Monday, 19 April 2010

Stephen Fry and Gutenberg...

In first year I watched a BBC television programme about the Gutenberg printing press that was presented by Stephen Fry. This is the overview of the programme...

"In this revealing documentary, Stephen Fry investigates the story of one of the most important machines ever invented - the Gutenberg Press. The printing press was the world's first mass-production machine. Its invention in the 1450s changed the world as dramatically as splitting the atom or sending men into space, sparking a cultural revolution that shaped the modern age. It is the machine that made us who we are today.

Stephen's investigation combines historical detective work and a hands-on challenge. He travels to France and Germany on the trail of Johannes Gutenberg, the inventor of the printing press and early media entrepreneur. Along the way he discovers the lengths Gutenberg went to keep his project secret, explores the role of avaricious investors and unscrupulous competitors, and discovers why printing mattered so much in medieval Europe.

But to really understand the man and his machine, Stephen gets his hands dirty - assembling a team of craftsmen and helping them build a working replica of Gutenberg's original press. He learns how to make paper the 15th-century way and works as an apprentice in a metal foundry in preparation for the experiment to put the replica press through its paces.
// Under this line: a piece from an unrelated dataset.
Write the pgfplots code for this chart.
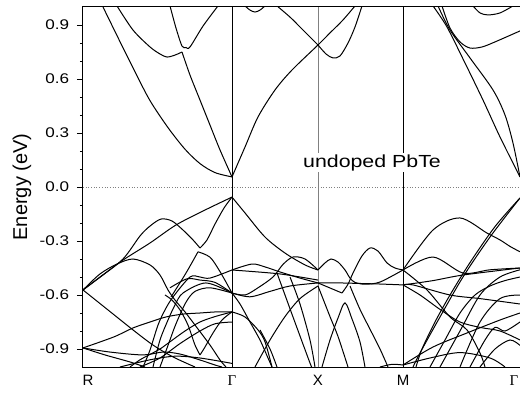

Can Stephen's modern-day team match the achievement of Gutenberg's medieval craftsmen?"

I was able to find the programme and watch it again. I realised that the majority of what I knew about printing and how the printing press came into being came from this documentary. I am really pleased that I was able to watch it again. It is a very interesting but detailed and informative investigation of how modern day printing was developed. The main attraction of the film is the creation and building of a Gutenberg press from historical recordings of what the original press looked like. I find it astonishing how something that was created over 5 centuries ago still has so much impact on the way printing is done today. The development of the printing press has made commercial print and designing for print a global necessity.